Producer R. J. Louis had previously worked on advertising campaigns with McDonald’s and had an association with their charitable arm Ronald McDonald House Charities (RMHC). He explained that at the time Ronald McDonald was “even more [well-known] than Santa Claus”, but that E.T. was close behind and thus felt that the next “generation” needed an E.T. of their own. Louis was required to negotiate the rights to use the McDonald’s brand and its elements within the film. He pitched the project as a cross-promotional endeavor which could be promoted at its restaurants, and with its profits helping to support RMHC.

I can’t think of a more egregious example of fast food product placement than what McDonald’s did in that film. The closest I can think of is Taco Bell in Demolition Man, but even that wasn’t nearly as blatant.

I knew somebody would bring that up lol, but I was referring to stuff past that.

In terms of most blatant there is Harold and Kumar Go To White Castle, since you know it’s in the title.

That’s not the same at all. White Castle just gave permission to use their name. Mac and Me was created with McDonald’s as a promotional endeavor.

Let me add too, I know that McDonald’s was interested in promoting their Ronald McDonald House charities and not the business.

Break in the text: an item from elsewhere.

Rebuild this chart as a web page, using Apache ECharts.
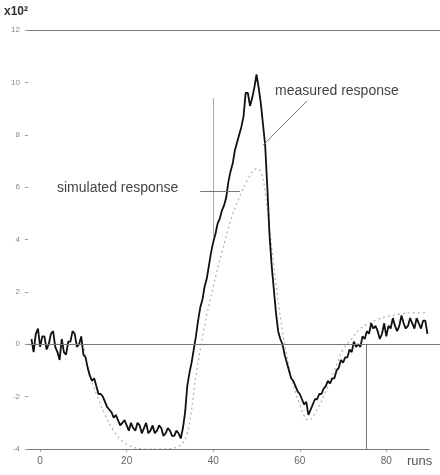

And the promotion of the brand within the film (including the choreographed dance scene within a restaurant, including Ronald himself) was an “artistic” decision and somewhat went against the wishes of the corporation. But the film was financed by a supplier of McDonald’s and there were cross-promotional plans between the film and the restaurant. So to me that’s a heavier involvement than there was with White Castle and the Harold and Kumar film.